Judas , liberté ou fatalité?

J'ai lu attentivement l'évangile de Judas, dont il a beaucoup été question dernièrement,
et il me semble que, au milieu de propos cosmogoniques assez ésotériques, il
y a une tentative d'intégrer Judas dans le plan divin. Et il est vrai que, dans
les quatre évangiles, la part qui est faite entre liberté et fatalité dans la trahison
de Judas Iscariote n'est jamais la même? Est-ce une marge de lecture réelle,
ou bien est-ce que des éléments textuels permettent de trancher dans un sens
plutôt que dans l'autre?
Merci,
Cricri
Cher Cricri,
D'abord excusez-nous pour le temps mis à vous répondre, certainement dû au fait
qu'il y a eu plusieurs questions en même temps sur ce thème (cf. surtout la
réponse de Hélène Küng à une question du 18.04.06). Votre question est toutefois
un peu différente, car elle met l'accent sur le traitement de Judas dans les textes évangéliques.
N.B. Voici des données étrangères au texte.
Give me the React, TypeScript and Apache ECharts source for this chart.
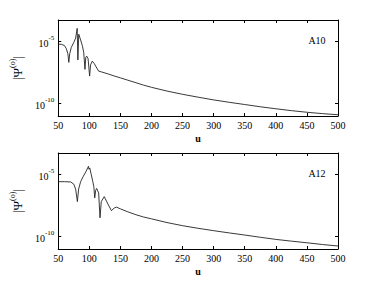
import React, { useEffect, useRef } from "react";
import * as echarts from "echarts";

// u values and log10 |Psi|
const U_A10 = [50, 55, 60, 63, 65.5, 67, 68.5, 71, 75, 78, 80.5, 81.6, 83, 86, 89, 91, 93, 94.3, 95.8, 98, 100.5, 102, 104.8, 108, 112, 115, 120, 131, 140, 150, 162, 175, 187, 200, 225, 250, 275, 300, 325, 350, 375, 400, 425, 450, 475, 500];
const LOG_A10 = [-5.24, -5.25, -5.35, -5.6, -6.0, -6.7, -6.0, -5.5, -5.1, -4.75, -3.97, -6.5, -4.44, -4.9, -5.4, -5.9, -7.26, -6.3, -6.2, -6.4, -7.8, -6.9, -6.6, -6.8, -7.15, -7.4, -7.47, -7.64, -7.79, -7.94, -8.13, -8.33, -8.52, -8.7, -9.0, -9.26, -9.49, -9.71, -9.9, -10.08, -10.26, -10.42, -10.57, -10.7, -10.81, -10.9];

const U_A12 = [50, 60, 70, 75, 78, 80.8, 82.8, 86, 90, 95, 98.6, 99.5, 100.7, 103, 105.6, 107.3, 108.7, 110.2, 111.8, 115, 117.2, 119.2, 124, 130, 135.5, 140, 143.6, 150, 162, 175, 187, 200, 225, 250, 275, 300, 325, 350, 375, 400, 425, 450, 475, 500];
const LOG_A12 = [-5.6, -5.6, -5.62, -5.8, -6.2, -7.2, -6.2, -5.6, -5.2, -4.75, -4.37, -4.6, -4.5, -5.0, -5.6, -6.0, -6.9, -6.3, -6.14, -6.5, -8.5, -7.2, -6.8, -7.4, -7.92, -7.72, -7.64, -7.78, -8.02, -8.25, -8.43, -8.58, -8.88, -9.13, -9.34, -9.53, -9.71, -9.88, -10.06, -10.23, -10.37, -10.5, -10.64, -10.76];

const X_TICKS = [50, 100, 150, 200, 250, 300, 350, 400, 450, 500];
const Y_TICKS = [-10, -5];
const PANEL_LABELS = ["A10", "A12"];

const FONT = "Liberation Serif";

export default function App() {
  const ref = useRef<HTMLDivElement>(null);
  useEffect(() => {
    document.body.style.margin = "0";
    const chart = echarts.init(ref.current!, null, { renderer: "svg" });
    const grids = [
      { left: 48, top: 20, width: 290, height: 96 },
      { left: 48, top: 153, width: 290, height: 96 },
    ];
    const rich = {
      b: { fontFamily: FONT, fontSize: 10, color: "#000", lineHeight: 14, verticalAlign: "bottom" },
      s: { fontFamily: FONT, fontSize: 7, color: "#000", verticalAlign: "top", lineHeight: 14, padding: [0, 0, 6, 0] },
    };
    const xAxes: any[] = [];
    const yAxes: any[] = [];
    grids.forEach((_, i) => {
      xAxes.push({
        type: "value", gridIndex: i, min: X_TICKS[0], max: X_TICKS[X_TICKS.length - 1], interval: 50,
        axisLine: { lineStyle: { color: "#000", width: 1 } },
        axisTick: { inside: true, length: 3, lineStyle: { color: "#000" } },
        axisLabel: { fontFamily: FONT, fontSize: 10, color: "#000", margin: 4 },
        splitLine: { show: false },
        name: "u", nameLocation: "middle", nameGap: 17,
        nameTextStyle: { fontFamily: FONT, fontSize: 10, fontWeight: "bold", color: "#000" },
      });
      xAxes.push({
        type: "value", gridIndex: i, position: "top", min: X_TICKS[0], max: X_TICKS[X_TICKS.length - 1], interval: 50,
        axisLine: { lineStyle: { color: "#000", width: 1 } },
        axisTick: { inside: true, length: 3, lineStyle: { color: "#000" } },
        axisLabel: { show: false }, splitLine: { show: false },
      });
      yAxes.push({
        type: "value", gridIndex: i, min: -11, max: -3.3,
        axisLine: { show: true, lineStyle: { color: "#000", width: 1 } },
        axisTick: { show: true, inside: true, length: 3, customValues: Y_TICKS, lineStyle: { color: "#000" } },
        axisLabel: {
          customValues: Y_TICKS, margin: 4,
          formatter: (v: number) => `{b|10}{s|${v}}`, rich,
        },
        splitLine: { show: false },
        name: "{n||Ψ}{s|(o)}{n||}", nameLocation: "middle", nameGap: 31, nameRotate: 90,
        nameTextStyle: {
          rich: {
            n: { fontFamily: FONT, fontSize: 13, color: "#000", lineHeight: 16, verticalAlign: "bottom" },
            s: { fontFamily: FONT, fontSize: 8, color: "#000", lineHeight: 16, verticalAlign: "top" },
          },
        },
      });
      yAxes.push({
        type: "value", gridIndex: i, position: "right", min: -11, max: -3.3,
        axisLine: { show: true, lineStyle: { color: "#000", width: 1 } },
        axisTick: { show: true, inside: true, length: 3, customValues: Y_TICKS, lineStyle: { color: "#000" } },
        axisLabel: { show: false }, splitLine: { show: false },
      });
    });
    const series = [
      { u: U_A10, v: LOG_A10 },
      { u: U_A12, v: LOG_A12 },
    ].map((d, i) => ({
      type: "line", xAxisIndex: i * 2, yAxisIndex: i * 2, showSymbol: false,
      data: d.u.map((u, k) => [u, d.v[k]]),
      lineStyle: { color: "#222", width: 0.9 }, silent: true,
    }));
    chart.setOption({
      animation: false,
      grid: grids,
      xAxis: xAxes,
      yAxis: yAxes,
      series,
      graphic: PANEL_LABELS.map((t, i) => ({
        type: "text", x: 317, y: grids[i].top + 20,
        style: { text: t, fontFamily: FONT, fontSize: 10, fill: "#000", align: "center", verticalAlign: "middle" },
      })),
    });
    return () => chart.dispose();
  }, []);
  return <div ref={ref} style={{ width: 374, height: 281 }} />;
}
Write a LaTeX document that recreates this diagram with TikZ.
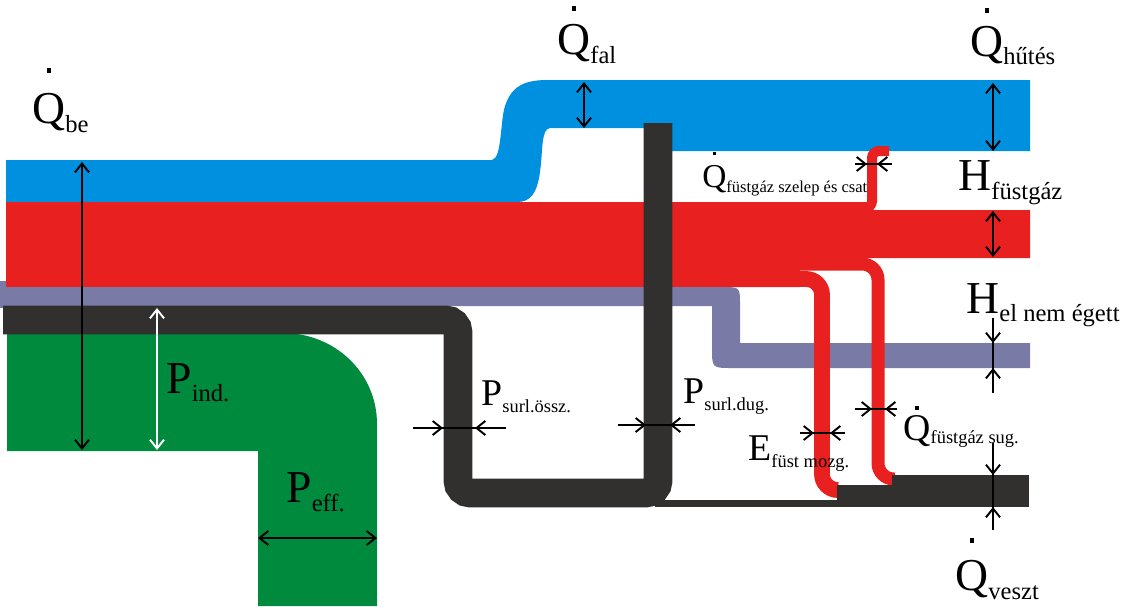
\documentclass[tikz,border=0pt]{standalone}
\usepackage{fontspec}
\setmainfont{Liberation Serif}
\usetikzlibrary{arrows.meta}

\definecolor{hutes}{RGB}{0,144,224}
\definecolor{fustgaz}{RGB}{232,32,32}
\definecolor{elnemegett}{RGB}{122,122,166}
\definecolor{surl}{RGB}{50,47,47}
\definecolor{hasznos}{RGB}{0,138,62}

% Q with the dot above it
\newcommand{\Qd}[1][1em]{\ooalign{Q\cr\hidewidth\raisebox{#1}{\rule{0.1em}{0.1em}}\hidewidth\cr}}
% main letter and lowered subscript: size, sub size, drop, letter, subscript
\newcommand{\flowlbl}[5]{{\fontsize{#1}{#1}\selectfont #4}\raisebox{-#3}{\fontsize{#2}{#2}\selectfont #5}}

\begin{document}
\begin{tikzpicture}[x=0.02cm,y=-0.02cm,
  dim_arrow/.style={draw=black,line width=1.1pt,{Straight Barb[length=5pt,width=8pt]}-{Straight Barb[length=5pt,width=8pt]}},
  in_arrow/.style={draw=black,line width=1.1pt,-{Straight Barb[length=5pt,width=8pt]}},
  dim_line/.style={draw=black,line width=1.1pt},
  flow_label/.style={anchor=base west,inner sep=0pt}]

\useasboundingbox (0,0) rectangle (1124,606);

% cooling and wall heat
\fill[hutes] (6,160) -- (492,160) .. controls (502,158) and (500,122) .. (505,106)
  .. controls (511,88) and (522,80) .. (547,80) -- (1030,80) -- (1030,151) -- (660,151) -- (660,128)
  -- (550,128) .. controls (541,129) and (543,150) .. (540,172) .. controls (537,194) and (530,202) .. (517,202)
  -- (6,202) -- cycle;

% flue gas
\fill[fustgaz] (6,202) -- (866,202) -- (866,210) -- (1030,210) -- (1030,258) -- (800,258) -- (800,287) -- (6,287) -- cycle;

% unburnt
\fill[elnemegett] (0,281) rectangle (6,308);
\fill[elnemegett] (6,287) -- (722,287) .. controls (740,287) .. (740,305) -- (740,343) -- (1030,343)
  -- (1030,368) -- (732,368) .. controls (712,368) .. (712,348) -- (712,306) -- (6,306) -- cycle;

% effective power
\fill[hasznos] (7,333) -- (283,333) .. controls (335,333) and (377,373) .. (377,424) -- (377,606)
  -- (258,606) -- (258,451) -- (7,451) -- cycle;

% friction loop
\draw[surl,line width=16.4pt,rounded corners=7pt] (3,320) -- (458,320) -- (458,493) -- (658,493) -- (658,123);

% flue gas branches
\draw[fustgaz,line width=9pt,rounded corners=9pt] (780,279) -- (822,279) -- (822,490) -- (838,490);
\draw[fustgaz,line width=7.4pt,rounded corners=9pt] (800,264) -- (878,264) -- (878,479) -- (895,479);
\draw[fustgaz,line width=5.7pt,rounded corners=4pt] (855,208) -- (872,208) -- (872,151) -- (889,151);

% losses
\fill[surl] (655,500) rectangle (862,507);
\fill[surl] (837,485) rectangle (892,507);
\fill[surl] (892,475) rectangle (1029,507);

% dimension arrows
\draw[dim_arrow] (82,162) -- (82,450);
\draw[dim_arrow,draw=white] (157,308) -- (157,450);
\draw[dim_arrow] (258,538) -- (377,538);
\draw[dim_arrow] (584,82) -- (584,128);
\draw[dim_arrow] (993,83) -- (993,151);
\draw[dim_arrow] (993,211) -- (993,257);

\draw[dim_line] (993,318) -- (993,393);
\draw[in_arrow] (993,318) -- (993,343);
\draw[in_arrow] (993,393) -- (993,368);

\draw[dim_line] (993,443) -- (993,530);
\draw[in_arrow] (993,443) -- (993,475);
\draw[in_arrow] (993,530) -- (993,507);

\draw[dim_line] (413,428) -- (506,428);
\draw[in_arrow] (413,428) -- (443,428);
\draw[in_arrow] (506,428) -- (475,428);

\draw[dim_line] (618,425) -- (695,425);
\draw[in_arrow] (618,425) -- (646,425);
\draw[in_arrow] (695,425) -- (670,425);

\draw[dim_line] (855,164) -- (892,164);
\draw[in_arrow] (855,164) -- (867,164);
\draw[in_arrow] (892,164) -- (877,164);

\draw[dim_line] (800,433) -- (845,433);
\draw[in_arrow] (800,433) -- (814,433);
\draw[in_arrow] (845,433) -- (830,433);

\draw[dim_line] (855,409) -- (897,409);
\draw[in_arrow] (855,409) -- (872,409);
\draw[in_arrow] (897,409) -- (885,409);

% labels
\node[flow_label] (qbe) at (32,123) {\flowlbl{26pt}{14pt}{5.5pt}{\Qd[1.1em]}{be}};
\node[flow_label] (qfal) at (557,54) {\flowlbl{26pt}{14pt}{5.5pt}{\Qd[0.95em]}{fal}};
\node[flow_label] (qhutes) at (970,56) {\flowlbl{26pt}{14pt}{5pt}{\Qd[0.95em]}{hűtés}};
\node[flow_label] (hfust) at (958,190) {\flowlbl{26pt}{14pt}{5.5pt}{H}{füstgáz}};
\node[flow_label] (helnem) at (966,313) {\flowlbl{26pt}{14pt}{5pt}{H}{el nem égett}};
\node[flow_label] (pind) at (166,393) {\flowlbl{26pt}{14pt}{5pt}{P}{ind.}};
\node[flow_label] (peff) at (286,502) {\flowlbl{26pt}{14pt}{5.5pt}{P}{eff.}};
\node[flow_label] (qveszt) at (955,590) {\flowlbl{26pt}{14pt}{5.5pt}{\Qd[1.03em]}{veszt}};
\node[flow_label] (psurlossz) at (481,405) {\flowlbl{21.5pt}{10.5pt}{4pt}{P}{surl.össz.}};
\node[flow_label] (psurldug) at (683,403) {\flowlbl{21.5pt}{10.5pt}{4pt}{P}{surl.dug.}};
\node[flow_label] (efust) at (748,460) {\flowlbl{21.5pt}{10.5pt}{4pt}{E}{füst mozg.}};
\node[flow_label] (qfustsug) at (903,440) {\flowlbl{21.5pt}{10.5pt}{2pt}{\Qd[0.8em]}{füstgáz sug.}};
\node[flow_label] (qfustszelep) at (702,187) {\flowlbl{19pt}{9.4pt}{3pt}{\Qd[0.95em]}{füstgáz szelep és csat}};

\end{tikzpicture}
\end{document}
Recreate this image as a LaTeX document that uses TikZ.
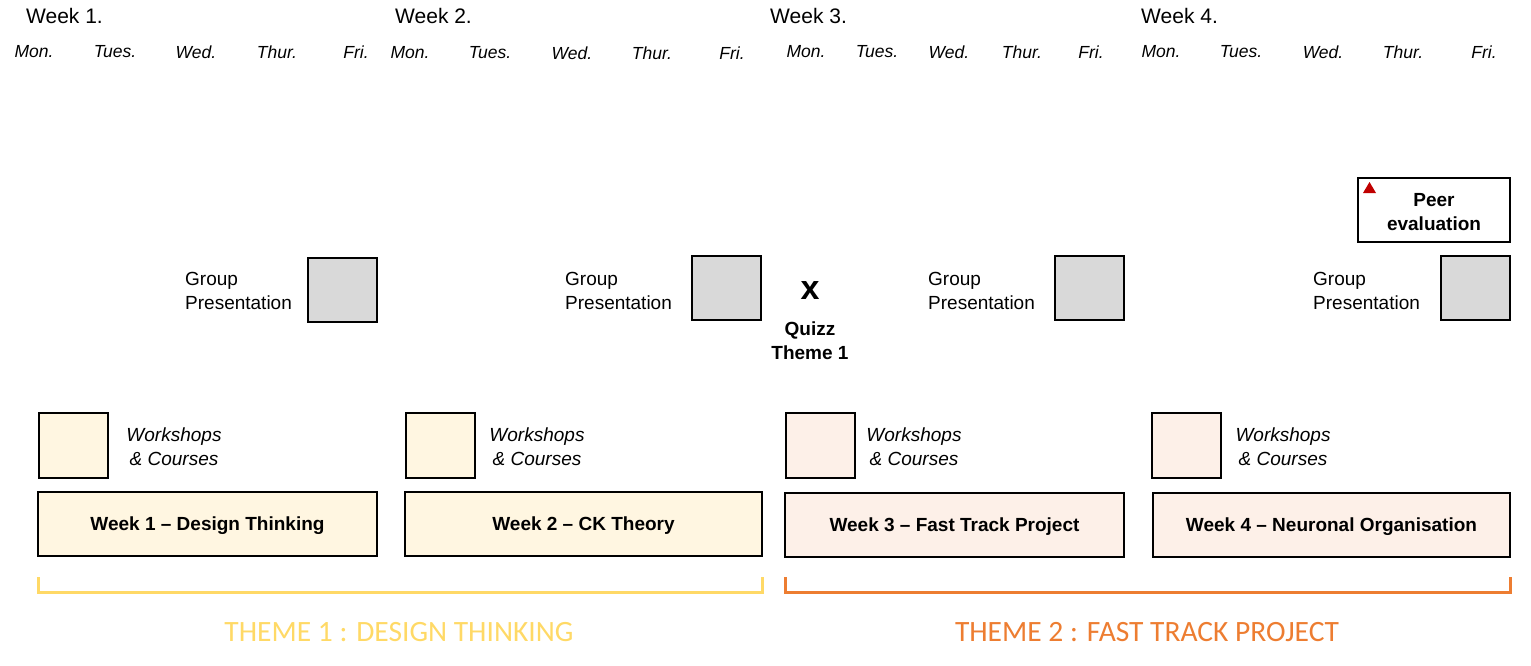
\documentclass[tikz,border=0pt]{standalone}
\usepackage{fontspec}
\setmainfont{Liberation Sans}
\newfontfamily\themefont{Carlito}
\definecolor{creamA}{HTML}{FFF6E1}
\definecolor{creamB}{HTML}{FDF0E8}
\definecolor{gpgray}{HTML}{D9D9D9}
\definecolor{themeyellow}{HTML}{FFD966}
\definecolor{themeorange}{HTML}{ED7D31}
\definecolor{peerred}{HTML}{C00000}
\begin{document}
\begin{tikzpicture}[x=1pt,y=-1pt,
  weektitle/.style={anchor=west,inner sep=0pt,font=\fontsize{21}{25}\selectfont},
  daylbl/.style={inner sep=0pt,font=\fontsize{17.5}{21}\selectfont\itshape},
  bx/.style={draw=black,line width=2pt,inner sep=0pt},
  gpbox/.style={bx,fill=gpgray,minimum width=69pt,minimum height=64pt},
  wsbox/.style={bx,minimum width=69pt,minimum height=65pt},
  weekbox/.style={bx,minimum height=64pt,text height=13.7pt,text depth=0pt,font=\fontsize{19}{23}\selectfont\bfseries},
  gplbl/.style={anchor=west,align=left,inner sep=0pt,font=\fontsize{19}{24}\selectfont},
  wslbl/.style={align=center,inner sep=0pt,font=\fontsize{19}{24}\selectfont\itshape},
  themelbl/.style={inner sep=0pt,font=\fontsize{29.5}{34}\selectfont\themefont},
  bracket/.style={line width=3pt}
]
\useasboundingbox (0,0) rectangle (1531,666);
% week titles
\node[weektitle] (wk1) at (26,16) {Week 1.};
\node[weektitle] (wk2) at (395,16) {Week 2.};
\node[weektitle] (wk3) at (770,16) {Week 3.};
\node[weektitle] (wk4) at (1141,16) {Week 4.};
% days
\node[daylbl] (d1a) at (34,52) {Mon.};
\node[daylbl] (d1b) at (115,52) {Tues.};
\node[daylbl] (d1c) at (196,52) {Wed.};
\node[daylbl] (d1d) at (277,52) {Thur.};
\node[daylbl] (d1e) at (356,52) {Fri.};
\node[daylbl] (d2a) at (410,53) {Mon.};
\node[daylbl] (d2b) at (490,53) {Tues.};
\node[daylbl] (d2c) at (572,53) {Wed.};
\node[daylbl] (d2d) at (652,53) {Thur.};
\node[daylbl] (d2e) at (732,53) {Fri.};
\node[daylbl] (d3a) at (806,52) {Mon.};
\node[daylbl] (d3b) at (877,52) {Tues.};
\node[daylbl] (d3c) at (949,52) {Wed.};
\node[daylbl] (d3d) at (1022,52) {Thur.};
\node[daylbl] (d3e) at (1091,52) {Fri.};
\node[daylbl] (d4a) at (1161,52) {Mon.};
\node[daylbl] (d4b) at (1241,52) {Tues.};
\node[daylbl] (d4c) at (1323,52) {Wed.};
\node[daylbl] (d4d) at (1403,52) {Thur.};
\node[daylbl] (d4e) at (1484,52) {Fri.};
% peer evaluation
\node[bx,minimum width=152pt,minimum height=64pt] (peer) at (1434,210) {};
\node[inner sep=0pt,align=center,font=\fontsize{19}{24}\selectfont\bfseries] (peert) at (1434,212) {Peer\\evaluation};
\fill[peerred] (1363,193) -- (1376,193) -- (1369.5,182) -- cycle;
% group presentations
\node[gpbox] (gp1) at (342,290) {};
\node[gpbox] (gp2) at (726.5,288) {};
\node[gpbox] (gp3) at (1089.5,288) {};
\node[gpbox] (gp4) at (1475,288) {};
\node[gplbl] (gpl1) at (185,291) {Group\\Presentation};
\node[gplbl] (gpl2) at (565,291) {Group\\Presentation};
\node[gplbl] (gpl3) at (928,291) {Group\\Presentation};
\node[gplbl] (gpl4) at (1313,291) {Group\\Presentation};
% quizz
\node[inner sep=0pt,font=\fontsize{34}{34}\selectfont\bfseries] (qx) at (810,291) {x};
\node[inner sep=0pt,align=center,font=\fontsize{19}{24}\selectfont\bfseries] (qz) at (810,341) {Quizz\\Theme 1};
% workshops
\node[wsbox,fill=creamA] (ws1) at (73.5,445.5) {};
\node[wsbox,fill=creamA] (ws2) at (440,445) {};
\node[wsbox,fill=creamB] (ws3) at (820,445.5) {};
\node[wsbox,fill=creamB] (ws4) at (1186.5,445.5) {};
\node[wslbl] (wsl1) at (174,447) {Workshops\\ \& Courses};
\node[wslbl] (wsl2) at (537,447) {Workshops\\ \& Courses};
\node[wslbl] (wsl3) at (914,447) {Workshops\\ \& Courses};
\node[wslbl] (wsl4) at (1283,447) {Workshops\\ \& Courses};
% week boxes
\node[weekbox,fill=creamA,minimum width=339pt] (wb1) at (207.5,524) {Week 1 -- Design Thinking};
\node[weekbox,fill=creamA,minimum width=357pt] (wb2) at (583.5,524) {Week 2 -- CK Theory};
\node[weekbox,fill=creamB,minimum width=339pt] (wb3) at (954.5,524.5) {Week 3 -- Fast Track Project};
\node[weekbox,fill=creamB,minimum width=357pt] (wb4) at (1331.5,524.5) {Week 4 -- Neuronal Organisation};
% brackets
\draw[bracket,themeyellow] (38,577) |- (762,592) -- (762,577);
\draw[bracket,themeorange] (785,577) |- (1510,592) -- (1510,577);
% theme labels
\node[themelbl,text=themeyellow] (th1) at (399,632) {THEME 1 : DESIGN THINKING};
\node[themelbl,text=themeorange] (th2) at (1147,632) {THEME 2 : FAST TRACK PROJECT};
\end{tikzpicture}
\end{document}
Il est intéressant de voir en effet une évolution dans la manière de présenter
le geste de trahison et sa motivation dans les évangiles canoniques: Un des
textes clefs est le dernier repas de Jésus avec ses disciples et l'annonce de
sa trahison: Marc et Matthieu présentent une annonce très générale : "L'un de
vous me trahira" et ce qui est fascinant, c'est que chaque disciple, l'un après
l'autre, demande attristé : "Est-ce moi?" Donc la trahison est une possibilité
permanente de la condition de disciple! Une possibilité aussi pour le lecteur qui peut
ainsi s'identifier à Judas. Là, la liberté est mise en avant. Luc déjà supprime
cette question, il n'y a que Judas qui est visé, les autres disciples sont épargnés.Chez
Jean, Jésus donne la bouchée à Judas, le désignant ainsi comme le seul traître,
et lui ordonnant même d'accomplir au plus vite sa basse besogne; Jean présente
par ailleurs Judas comme un homme avide d'argent et voleur. Là, c'est comme
si tout était déjà déterminé, et Judas n'a plus qu'à jouer son rôle dans le grand
plan divin qui le dépasse.
Il me semble qu'il y a de réelles marges de lecture, et qu'il y a un danger
de faire de Judas un être intrinséquement mauvais et pervers ou le simple jouet
du dessein divin, on en fait alors un être à part auquel nous ne pouvons plus
nous identifier. Marc et Matthieu me semblent plus interpellant quand ils nous présentent
Judas comme l'un des douze, un disciple comme vous et moi, et la trahison comme
une possibilité permanente de tout disciple! Ils nous placent alors devant un
vrai choix et devant notre responsabilité de disciple du Crucifié.